Exercise objective —
Can you write out all the lines word for word, with no pictures?

Supplied data —
=====

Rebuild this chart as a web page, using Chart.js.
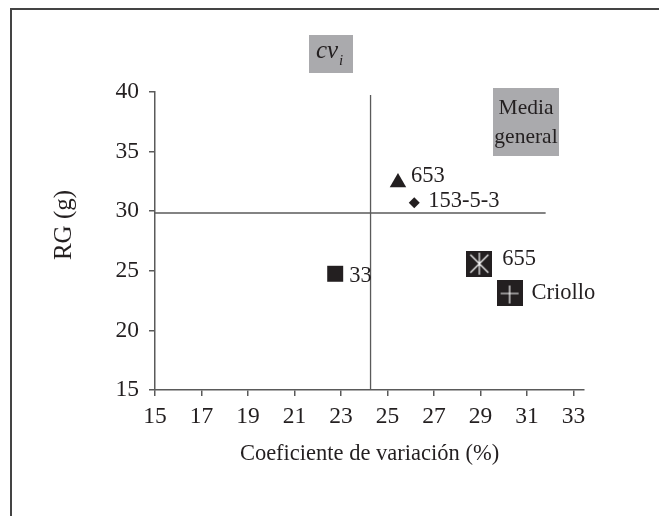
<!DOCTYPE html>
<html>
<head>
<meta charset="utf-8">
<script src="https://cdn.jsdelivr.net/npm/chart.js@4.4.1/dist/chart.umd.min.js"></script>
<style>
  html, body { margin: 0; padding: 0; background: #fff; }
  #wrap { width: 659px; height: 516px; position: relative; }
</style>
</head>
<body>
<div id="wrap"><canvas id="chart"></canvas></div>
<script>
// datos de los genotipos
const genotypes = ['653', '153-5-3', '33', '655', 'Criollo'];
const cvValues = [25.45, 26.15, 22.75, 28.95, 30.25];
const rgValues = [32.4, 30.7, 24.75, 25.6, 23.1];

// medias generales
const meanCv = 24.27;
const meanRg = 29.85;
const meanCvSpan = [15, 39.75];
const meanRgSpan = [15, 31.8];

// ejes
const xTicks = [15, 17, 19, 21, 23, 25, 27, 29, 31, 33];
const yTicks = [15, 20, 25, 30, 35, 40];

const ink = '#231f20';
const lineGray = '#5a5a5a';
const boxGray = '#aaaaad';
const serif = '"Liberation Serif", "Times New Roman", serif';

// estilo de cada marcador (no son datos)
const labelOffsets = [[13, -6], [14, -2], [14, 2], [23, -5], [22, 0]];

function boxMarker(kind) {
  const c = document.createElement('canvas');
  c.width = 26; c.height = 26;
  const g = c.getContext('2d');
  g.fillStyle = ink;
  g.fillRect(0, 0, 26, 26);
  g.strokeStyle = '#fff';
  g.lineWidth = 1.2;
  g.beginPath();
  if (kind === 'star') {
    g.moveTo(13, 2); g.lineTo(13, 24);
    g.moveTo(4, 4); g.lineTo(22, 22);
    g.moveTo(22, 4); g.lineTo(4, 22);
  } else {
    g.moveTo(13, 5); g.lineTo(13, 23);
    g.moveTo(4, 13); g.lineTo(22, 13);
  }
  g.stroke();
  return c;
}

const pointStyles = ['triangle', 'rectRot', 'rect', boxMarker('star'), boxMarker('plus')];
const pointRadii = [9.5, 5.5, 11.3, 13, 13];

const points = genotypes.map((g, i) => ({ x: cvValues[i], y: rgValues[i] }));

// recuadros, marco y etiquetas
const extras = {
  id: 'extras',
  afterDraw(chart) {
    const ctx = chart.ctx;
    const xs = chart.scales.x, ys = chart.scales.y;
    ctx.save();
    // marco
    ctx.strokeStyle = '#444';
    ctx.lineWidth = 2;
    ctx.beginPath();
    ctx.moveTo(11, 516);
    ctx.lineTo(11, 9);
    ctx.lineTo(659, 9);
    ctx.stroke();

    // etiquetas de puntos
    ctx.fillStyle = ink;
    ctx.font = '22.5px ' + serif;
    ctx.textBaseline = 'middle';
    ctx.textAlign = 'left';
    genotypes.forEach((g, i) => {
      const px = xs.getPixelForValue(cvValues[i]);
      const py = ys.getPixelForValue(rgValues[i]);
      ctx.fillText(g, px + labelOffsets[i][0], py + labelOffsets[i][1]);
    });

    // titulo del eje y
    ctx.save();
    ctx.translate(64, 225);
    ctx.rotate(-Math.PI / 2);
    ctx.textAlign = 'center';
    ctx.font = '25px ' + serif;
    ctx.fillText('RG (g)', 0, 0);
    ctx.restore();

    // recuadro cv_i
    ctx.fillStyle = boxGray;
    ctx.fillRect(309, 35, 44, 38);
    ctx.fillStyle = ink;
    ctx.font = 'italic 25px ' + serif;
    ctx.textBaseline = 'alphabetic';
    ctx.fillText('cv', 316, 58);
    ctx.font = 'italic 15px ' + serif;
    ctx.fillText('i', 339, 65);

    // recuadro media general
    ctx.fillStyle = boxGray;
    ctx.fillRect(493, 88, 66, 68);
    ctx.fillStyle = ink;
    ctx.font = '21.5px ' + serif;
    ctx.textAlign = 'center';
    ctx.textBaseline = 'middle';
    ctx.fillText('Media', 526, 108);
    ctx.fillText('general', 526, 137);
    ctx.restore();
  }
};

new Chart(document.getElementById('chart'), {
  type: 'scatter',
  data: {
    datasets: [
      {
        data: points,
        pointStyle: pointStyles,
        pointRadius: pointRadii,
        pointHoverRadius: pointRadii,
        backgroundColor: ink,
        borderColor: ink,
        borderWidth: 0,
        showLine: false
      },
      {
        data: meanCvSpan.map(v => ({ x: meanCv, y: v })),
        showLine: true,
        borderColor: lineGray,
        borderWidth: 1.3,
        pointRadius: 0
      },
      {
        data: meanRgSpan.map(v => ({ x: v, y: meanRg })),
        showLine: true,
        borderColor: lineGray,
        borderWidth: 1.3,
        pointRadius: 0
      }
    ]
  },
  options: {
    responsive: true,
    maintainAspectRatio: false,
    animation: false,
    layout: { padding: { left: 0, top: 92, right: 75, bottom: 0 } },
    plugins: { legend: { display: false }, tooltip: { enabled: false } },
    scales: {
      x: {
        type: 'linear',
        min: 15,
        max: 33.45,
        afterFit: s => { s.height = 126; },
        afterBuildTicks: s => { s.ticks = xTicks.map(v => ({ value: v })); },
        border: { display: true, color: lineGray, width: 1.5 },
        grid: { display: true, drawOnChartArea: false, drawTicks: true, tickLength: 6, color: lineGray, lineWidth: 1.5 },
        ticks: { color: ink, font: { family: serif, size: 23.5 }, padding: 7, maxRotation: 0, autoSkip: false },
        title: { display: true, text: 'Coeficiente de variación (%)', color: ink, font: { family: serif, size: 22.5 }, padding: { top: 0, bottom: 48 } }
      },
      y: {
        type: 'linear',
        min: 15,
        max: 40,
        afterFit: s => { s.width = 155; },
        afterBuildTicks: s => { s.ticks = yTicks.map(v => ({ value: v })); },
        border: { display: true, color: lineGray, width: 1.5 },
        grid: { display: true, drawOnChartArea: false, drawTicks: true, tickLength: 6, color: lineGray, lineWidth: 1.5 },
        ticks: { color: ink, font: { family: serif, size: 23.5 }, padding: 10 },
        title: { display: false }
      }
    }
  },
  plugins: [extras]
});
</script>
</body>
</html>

=====

Full solution —
Rebuild this chart as a web page, using Chart.js.
<!DOCTYPE html>
<html>
<head>
<meta charset="utf-8">
<script src="https://cdn.jsdelivr.net/npm/chart.js@4.4.1/dist/chart.umd.min.js"></script>
<style>
  html, body { margin: 0; padding: 0; background: #fff; }
  #wrap { width: 659px; height: 516px; position: relative; }
</style>
</head>
<body>
<div id="wrap"><canvas id="chart"></canvas></div>
<script>
// datos de los genotipos
const genotypes = ['653', '153-5-3', '33', '655', 'Criollo'];
const cvValues = [25.45, 26.15, 22.75, 28.95, 30.25];
const rgValues = [32.4, 30.7, 24.75, 25.6, 23.1];

// medias generales
const meanCv = 24.27;
const meanRg = 29.85;
const meanCvSpan = [15, 39.75];
const meanRgSpan = [15, 31.8];

// ejes
const xTicks = [15, 17, 19, 21, 23, 25, 27, 29, 31, 33];
const yTicks = [15, 20, 25, 30, 35, 40];

const ink = '#231f20';
const lineGray = '#5a5a5a';
const boxGray = '#aaaaad';
const serif = '"Liberation Serif", "Times New Roman", serif';

// estilo de cada marcador (no son datos)
const labelOffsets = [[13, -6], [14, -2], [14, 2], [23, -5], [22, 0]];

function boxMarker(kind) {
  const c = document.createElement('canvas');
  c.width = 26; c.height = 26;
  const g = c.getContext('2d');
  g.fillStyle = ink;
  g.fillRect(0, 0, 26, 26);
  g.strokeStyle = '#fff';
  g.lineWidth = 1.2;
  g.beginPath();
  if (kind === 'star') {
    g.moveTo(13, 2); g.lineTo(13, 24);
    g.moveTo(4, 4); g.lineTo(22, 22);
    g.moveTo(22, 4); g.lineTo(4, 22);
  } else {
    g.moveTo(13, 5); g.lineTo(13, 23);
    g.moveTo(4, 13); g.lineTo(22, 13);
  }
  g.stroke();
  return c;
}

const pointStyles = ['triangle', 'rectRot', 'rect', boxMarker('star'), boxMarker('plus')];
const pointRadii = [9.5, 5.5, 11.3, 13, 13];

const points = genotypes.map((g, i) => ({ x: cvValues[i], y: rgValues[i] }));

// recuadros, marco y etiquetas
const extras = {
  id: 'extras',
  afterDraw(chart) {
    const ctx = chart.ctx;
    const xs = chart.scales.x, ys = chart.scales.y;
    ctx.save();
    // marco
    ctx.strokeStyle = '#444';
    ctx.lineWidth = 2;
    ctx.beginPath();
    ctx.moveTo(11, 516);
    ctx.lineTo(11, 9);
    ctx.lineTo(659, 9);
    ctx.stroke();

    // etiquetas de puntos
    ctx.fillStyle = ink;
    ctx.font = '22.5px ' + serif;
    ctx.textBaseline = 'middle';
    ctx.textAlign = 'left';
    genotypes.forEach((g, i) => {
      const px = xs.getPixelForValue(cvValues[i]);
      const py = ys.getPixelForValue(rgValues[i]);
      ctx.fillText(g, px + labelOffsets[i][0], py + labelOffsets[i][1]);
    });

    // titulo del eje y
    ctx.save();
    ctx.translate(64, 225);
    ctx.rotate(-Math.PI / 2);
    ctx.textAlign = 'center';
    ctx.font = '25px ' + serif;
    ctx.fillText('RG (g)', 0, 0);
    ctx.restore();

    // recuadro cv_i
    ctx.fillStyle = boxGray;
    ctx.fillRect(309, 35, 44, 38);
    ctx.fillStyle = ink;
    ctx.font = 'italic 25px ' + serif;
    ctx.textBaseline = 'alphabetic';
    ctx.fillText('cv', 316, 58);
    ctx.font = 'italic 15px ' + serif;
    ctx.fillText('i', 339, 65);

    // recuadro media general
    ctx.fillStyle = boxGray;
    ctx.fillRect(493, 88, 66, 68);
    ctx.fillStyle = ink;
    ctx.font = '21.5px ' + serif;
    ctx.textAlign = 'center';
    ctx.textBaseline = 'middle';
    ctx.fillText('Media', 526, 108);
    ctx.fillText('general', 526, 137);
    ctx.restore();
  }
};

new Chart(document.getElementById('chart'), {
  type: 'scatter',
  data: {
    datasets: [
      {
        data: points,
        pointStyle: pointStyles,
        pointRadius: pointRadii,
        pointHoverRadius: pointRadii,
        backgroundColor: ink,
        borderColor: ink,
        borderWidth: 0,
        showLine: false
      },
      {
        data: meanCvSpan.map(v => ({ x: meanCv, y: v })),
        showLine: true,
        borderColor: lineGray,
        borderWidth: 1.3,
        pointRadius: 0
      },
      {
        data: meanRgSpan.map(v => ({ x: v, y: meanRg })),
        showLine: true,
        borderColor: lineGray,
        borderWidth: 1.3,
        pointRadius: 0
      }
    ]
  },
  options: {
    responsive: true,
    maintainAspectRatio: false,
    animation: false,
    layout: { padding: { left: 0, top: 92, right: 75, bottom: 0 } },
    plugins: { legend: { display: false }, tooltip: { enabled: false } },
    scales: {
      x: {
        type: 'linear',
        min: 15,
        max: 33.45,
        afterFit: s => { s.height = 126; },
        afterBuildTicks: s => { s.ticks = xTicks.map(v => ({ value: v })); },
        border: { display: true, color: lineGray, width: 1.5 },
        grid: { display: true, drawOnChartArea: false, drawTicks: true, tickLength: 6, color: lineGray, lineWidth: 1.5 },
        ticks: { color: ink, font: { family: serif, size: 23.5 }, padding: 7, maxRotation: 0, autoSkip: false },
        title: { display: true, text: 'Coeficiente de variación (%)', color: ink, font: { family: serif, size: 22.5 }, padding: { top: 0, bottom: 48 } }
      },
      y: {
        type: 'linear',
        min: 15,
        max: 40,
        afterFit: s => { s.width = 155; },
        afterBuildTicks: s => { s.ticks = yTicks.map(v => ({ value: v })); },
        border: { display: true, color: lineGray, width: 1.5 },
        grid: { display: true, drawOnChartArea: false, drawTicks: true, tickLength: 6, color: lineGray, lineWidth: 1.5 },
        ticks: { color: ink, font: { family: serif, size: 23.5 }, padding: 10 },
        title: { display: false }
      }
    }
  },
  plugins: [extras]
});
</script>
</body>
</html>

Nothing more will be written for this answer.